_Objective_
Below are records to repeat exactly. Omit the pictures from the copy.

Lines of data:
##########

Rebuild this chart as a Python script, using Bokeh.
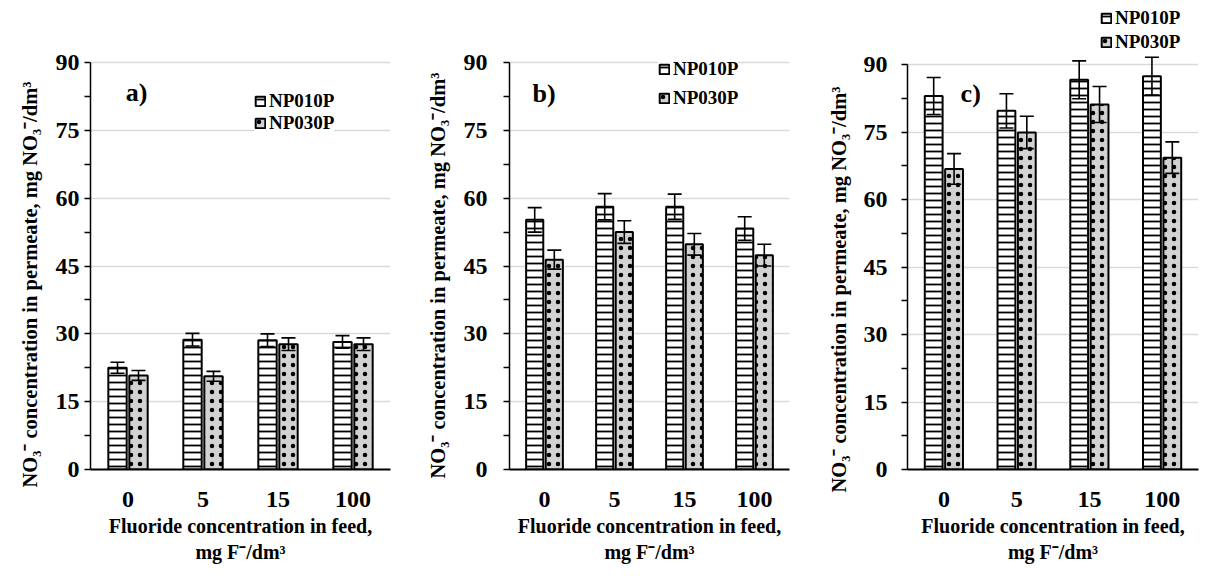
from bokeh.plotting import figure
from bokeh.models import (ColumnDataSource, FactorRange, FixedTicker, Whisker, TeeHead,
                          Legend, LegendItem, Label, Title)
from bokeh.transform import dodge
from bokeh.layouts import row
from bokeh.embed import file_html
from bokeh.resources import INLINE

categories = ["0", "5", "15", "100"]
series_names = ["NP010P", "NP030P"]

a_np010 = [22.5, 28.7, 28.6, 28.2]
a_np010_err = [1.2, 1.4, 1.4, 1.4]
a_np030 = [20.8, 20.6, 27.7, 27.7]
a_np030_err = [1.1, 1.1, 1.4, 1.4]

b_np010 = [55.2, 58.1, 58.1, 53.3]
b_np010_err = [2.7, 2.9, 2.8, 2.6]
b_np030 = [46.4, 52.5, 49.8, 47.4]
b_np030_err = [2.1, 2.5, 2.4, 2.4]

c_np010 = [83.0, 79.7, 86.6, 87.4]
c_np010_err = [4.1, 3.8, 4.2, 4.2]
c_np030 = [66.8, 74.9, 81.1, 69.3]
c_np030_err = [3.4, 3.6, 4.0, 3.5]

y_ticks = [0, 15, 30, 45, 60, 75, 90]
y_minor = [7.5, 22.5, 37.5, 52.5, 67.5, 82.5]
y_max = 90

FONT = "Liberation Serif"
YLABEL = "NO\u2083\u207b concentration in permeate,  mg NO\u2083\u207b/dm\u00b3"
XLABEL = "Fluoride concentration in feed,\nmg F\u207b/dm\u00b3"

TOP, BOTTOM = 3, 110


def panel(v1, e1, v2, e2, tag, width, bl, br, axis_px, tag_xy, leg_loc, leg_pad, leg_spacing,
          yl_offset, yl_standoff, ytick_standoff):
    frame_h = 579 - TOP - BOTTOM
    # frame reaches above the 90 line (room for the legend); the axis itself stops at 90
    y_end = y_max * frame_h / axis_px
    p = figure(width=width, height=579, x_range=FactorRange(*categories), y_range=(0, y_end),
               output_backend="svg", toolbar_location=None,
               min_border_left=bl, min_border_right=br, min_border_top=TOP, min_border_bottom=BOTTOM)
    p.outline_line_color = None
    p.background_fill_color = "white"
    p.border_fill_color = "white"

    src = ColumnDataSource(dict(cat=categories, v1=v1, v2=v2,
                                u1=[a + b for a, b in zip(v1, e1)], l1=[a - b for a, b in zip(v1, e1)],
                                u2=[a + b for a, b in zip(v2, e2)], l2=[a - b for a, b in zip(v2, e2)]))
    r1 = p.vbar(x=dodge("cat", -0.14, range=p.x_range), top="v1", width=0.245, source=src,
                fill_color="white", line_color="black", line_width=2,
                hatch_pattern="horizontal_line", hatch_color="black", hatch_scale=7, hatch_weight=1.8)
    r2 = p.vbar(x=dodge("cat", 0.14, range=p.x_range), top="v2", width=0.245, source=src,
                fill_color="#d2d2d2", line_color="black", line_width=2,
                hatch_pattern="dot", hatch_color="black", hatch_scale=9, hatch_weight=2.6)

    for off, u, l in ((-0.14, "u1", "l1"), (0.14, "u2", "l2")):
        w = Whisker(source=src, base=dodge("cat", off, range=p.x_range), upper=u, lower=l,
                    line_color="black", line_width=1.6, level="overlay",
                    upper_head=TeeHead(size=14, line_color="black", line_width=1.6),
                    lower_head=TeeHead(size=14, line_color="black", line_width=1.6))
        p.add_layout(w)

    p.yaxis.bounds = (0, y_max)
    p.ygrid.bounds = (0, y_max)
    p.yaxis.ticker = FixedTicker(ticks=y_ticks, minor_ticks=y_minor)
    p.yaxis.major_tick_in = 0
    p.yaxis.major_tick_out = 6
    p.yaxis.minor_tick_in = 0
    p.yaxis.minor_tick_out = 6
    p.yaxis.minor_tick_line_color = "black"
    p.yaxis.major_tick_line_width = 1.3
    p.yaxis.minor_tick_line_width = 1.3
    p.yaxis.axis_line_color = "black"
    p.yaxis.axis_line_width = 1.5
    p.yaxis.major_label_text_font = FONT
    p.yaxis.major_label_text_font_style = "bold"
    p.yaxis.major_label_text_font_size = "24px"
    p.yaxis.major_label_text_color = "black"
    p.yaxis.major_label_standoff = ytick_standoff

    # y-axis title, anchored near the bottom of the axis (as in the reference)
    ytitle = Title(text=YLABEL, align="left", vertical_align="bottom", offset=yl_offset,
                   standoff=yl_standoff, text_font=FONT, text_font_style="bold",
                   text_font_size="20.5px", text_color="black")
    p.add_layout(ytitle, "left")

    p.xaxis.major_tick_line_color = None
    p.xaxis.minor_tick_line_color = None
    p.xaxis.axis_line_color = "black"
    p.xaxis.axis_line_width = 2
    p.xaxis.major_label_text_font = FONT
    p.xaxis.major_label_text_font_style = "bold"
    p.xaxis.major_label_text_font_size = "24px"
    p.xaxis.major_label_text_color = "black"
    p.xaxis.major_label_standoff = 16
    p.xaxis.axis_label = XLABEL
    p.xaxis.axis_label_text_font = FONT
    p.xaxis.axis_label_text_font_style = "bold"
    p.xaxis.axis_label_text_font_size = "20px"
    p.xaxis.axis_label_text_color = "black"
    p.xaxis.axis_label_standoff = 5

    p.xgrid.grid_line_color = None
    p.ygrid.grid_line_color = "#d9d9d9"
    p.ygrid.grid_line_width = 1.5

    p.add_layout(Label(x=tag_xy[0], y=tag_xy[1], text=tag, text_font=FONT, text_font_style="bold",
                       text_font_size="26px", text_color="black", text_baseline="middle"))

    leg = Legend(items=[LegendItem(label=series_names[0], renderers=[r1]),
                        LegendItem(label=series_names[1], renderers=[r2])],
                 location=leg_loc, orientation="vertical", border_line_color=None,
                 background_fill_color="white", background_fill_alpha=1.0,
                 padding=leg_pad, margin=0, spacing=leg_spacing, glyph_width=12, glyph_height=12,
                 label_height=14, label_standoff=3,
                 label_text_font=FONT, label_text_font_style="bold", label_text_font_size="19px",
                 label_text_color="black")
    p.add_layout(leg, "center")
    return p


pa = panel(a_np010, a_np010_err, a_np030, a_np030_err, "a)", 400, 90, 10, 407,
           (0.47, 83.4), (164, 335), 3, 0, -18, 23, 5)
pb = panel(b_np010, b_np010_err, b_np030, b_np030_err, "b)", 400, 109, 11, 407,
           (0.33, 83.1), (149, 360), 0, 7, -9, 23, 16)
pc = panel(c_np010, c_np010_err, c_np030, c_np030_err, "c)", 409, 107, 11, 405,
           (0.73, 83.5), (193, 416), 0, 2, -23, 21, 14)

layout = row(pa, pb, pc)
open("out.html", "w").write(file_html(layout, INLINE))
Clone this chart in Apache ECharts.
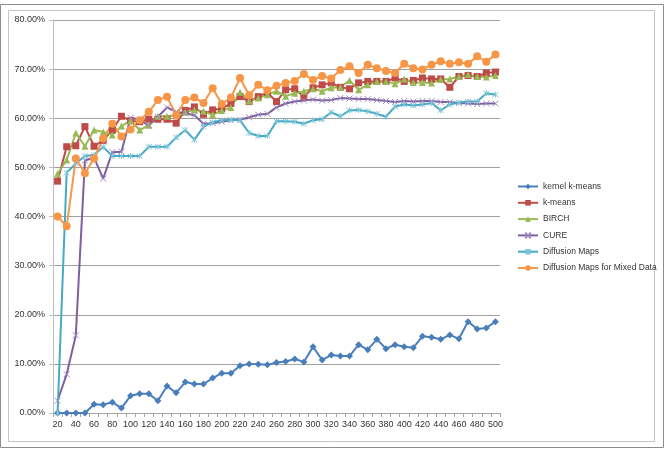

##########

_Response to the task_
Rebuild this chart as a Python script, using Bokeh.
from bokeh.plotting import figure
from bokeh.models import (ColumnDataSource, FactorRange, FixedTicker, Whisker, TeeHead,
                          Legend, LegendItem, Label, Title)
from bokeh.transform import dodge
from bokeh.layouts import row
from bokeh.embed import file_html
from bokeh.resources import INLINE

categories = ["0", "5", "15", "100"]
series_names = ["NP010P", "NP030P"]

a_np010 = [22.5, 28.7, 28.6, 28.2]
a_np010_err = [1.2, 1.4, 1.4, 1.4]
a_np030 = [20.8, 20.6, 27.7, 27.7]
a_np030_err = [1.1, 1.1, 1.4, 1.4]

b_np010 = [55.2, 58.1, 58.1, 53.3]
b_np010_err = [2.7, 2.9, 2.8, 2.6]
b_np030 = [46.4, 52.5, 49.8, 47.4]
b_np030_err = [2.1, 2.5, 2.4, 2.4]

c_np010 = [83.0, 79.7, 86.6, 87.4]
c_np010_err = [4.1, 3.8, 4.2, 4.2]
c_np030 = [66.8, 74.9, 81.1, 69.3]
c_np030_err = [3.4, 3.6, 4.0, 3.5]

y_ticks = [0, 15, 30, 45, 60, 75, 90]
y_minor = [7.5, 22.5, 37.5, 52.5, 67.5, 82.5]
y_max = 90

FONT = "Liberation Serif"
YLABEL = "NO\u2083\u207b concentration in permeate,  mg NO\u2083\u207b/dm\u00b3"
XLABEL = "Fluoride concentration in feed,\nmg F\u207b/dm\u00b3"

TOP, BOTTOM = 3, 110


def panel(v1, e1, v2, e2, tag, width, bl, br, axis_px, tag_xy, leg_loc, leg_pad, leg_spacing,
          yl_offset, yl_standoff, ytick_standoff):
    frame_h = 579 - TOP - BOTTOM
    # frame reaches above the 90 line (room for the legend); the axis itself stops at 90
    y_end = y_max * frame_h / axis_px
    p = figure(width=width, height=579, x_range=FactorRange(*categories), y_range=(0, y_end),
               output_backend="svg", toolbar_location=None,
               min_border_left=bl, min_border_right=br, min_border_top=TOP, min_border_bottom=BOTTOM)
    p.outline_line_color = None
    p.background_fill_color = "white"
    p.border_fill_color = "white"

    src = ColumnDataSource(dict(cat=categories, v1=v1, v2=v2,
                                u1=[a + b for a, b in zip(v1, e1)], l1=[a - b for a, b in zip(v1, e1)],
                                u2=[a + b for a, b in zip(v2, e2)], l2=[a - b for a, b in zip(v2, e2)]))
    r1 = p.vbar(x=dodge("cat", -0.14, range=p.x_range), top="v1", width=0.245, source=src,
                fill_color="white", line_color="black", line_width=2,
                hatch_pattern="horizontal_line", hatch_color="black", hatch_scale=7, hatch_weight=1.8)
    r2 = p.vbar(x=dodge("cat", 0.14, range=p.x_range), top="v2", width=0.245, source=src,
                fill_color="#d2d2d2", line_color="black", line_width=2,
                hatch_pattern="dot", hatch_color="black", hatch_scale=9, hatch_weight=2.6)

    for off, u, l in ((-0.14, "u1", "l1"), (0.14, "u2", "l2")):
        w = Whisker(source=src, base=dodge("cat", off, range=p.x_range), upper=u, lower=l,
                    line_color="black", line_width=1.6, level="overlay",
                    upper_head=TeeHead(size=14, line_color="black", line_width=1.6),
                    lower_head=TeeHead(size=14, line_color="black", line_width=1.6))
        p.add_layout(w)

    p.yaxis.bounds = (0, y_max)
    p.ygrid.bounds = (0, y_max)
    p.yaxis.ticker = FixedTicker(ticks=y_ticks, minor_ticks=y_minor)
    p.yaxis.major_tick_in = 0
    p.yaxis.major_tick_out = 6
    p.yaxis.minor_tick_in = 0
    p.yaxis.minor_tick_out = 6
    p.yaxis.minor_tick_line_color = "black"
    p.yaxis.major_tick_line_width = 1.3
    p.yaxis.minor_tick_line_width = 1.3
    p.yaxis.axis_line_color = "black"
    p.yaxis.axis_line_width = 1.5
    p.yaxis.major_label_text_font = FONT
    p.yaxis.major_label_text_font_style = "bold"
    p.yaxis.major_label_text_font_size = "24px"
    p.yaxis.major_label_text_color = "black"
    p.yaxis.major_label_standoff = ytick_standoff

    # y-axis title, anchored near the bottom of the axis (as in the reference)
    ytitle = Title(text=YLABEL, align="left", vertical_align="bottom", offset=yl_offset,
                   standoff=yl_standoff, text_font=FONT, text_font_style="bold",
                   text_font_size="20.5px", text_color="black")
    p.add_layout(ytitle, "left")

    p.xaxis.major_tick_line_color = None
    p.xaxis.minor_tick_line_color = None
    p.xaxis.axis_line_color = "black"
    p.xaxis.axis_line_width = 2
    p.xaxis.major_label_text_font = FONT
    p.xaxis.major_label_text_font_style = "bold"
    p.xaxis.major_label_text_font_size = "24px"
    p.xaxis.major_label_text_color = "black"
    p.xaxis.major_label_standoff = 16
    p.xaxis.axis_label = XLABEL
    p.xaxis.axis_label_text_font = FONT
    p.xaxis.axis_label_text_font_style = "bold"
    p.xaxis.axis_label_text_font_size = "20px"
    p.xaxis.axis_label_text_color = "black"
    p.xaxis.axis_label_standoff = 5

    p.xgrid.grid_line_color = None
    p.ygrid.grid_line_color = "#d9d9d9"
    p.ygrid.grid_line_width = 1.5

    p.add_layout(Label(x=tag_xy[0], y=tag_xy[1], text=tag, text_font=FONT, text_font_style="bold",
                       text_font_size="26px", text_color="black", text_baseline="middle"))

    leg = Legend(items=[LegendItem(label=series_names[0], renderers=[r1]),
                        LegendItem(label=series_names[1], renderers=[r2])],
                 location=leg_loc, orientation="vertical", border_line_color=None,
                 background_fill_color="white", background_fill_alpha=1.0,
                 padding=leg_pad, margin=0, spacing=leg_spacing, glyph_width=12, glyph_height=12,
                 label_height=14, label_standoff=3,
                 label_text_font=FONT, label_text_font_style="bold", label_text_font_size="19px",
                 label_text_color="black")
    p.add_layout(leg, "center")
    return p


pa = panel(a_np010, a_np010_err, a_np030, a_np030_err, "a)", 400, 90, 10, 407,
           (0.47, 83.4), (164, 335), 3, 0, -18, 23, 5)
pb = panel(b_np010, b_np010_err, b_np030, b_np030_err, "b)", 400, 109, 11, 407,
           (0.33, 83.1), (149, 360), 0, 7, -9, 23, 16)
pc = panel(c_np010, c_np010_err, c_np030, c_np030_err, "c)", 409, 107, 11, 405,
           (0.73, 83.5), (193, 416), 0, 2, -23, 21, 14)

layout = row(pa, pb, pc)
open("out.html", "w").write(file_html(layout, INLINE))
Clone this chart in Apache ECharts.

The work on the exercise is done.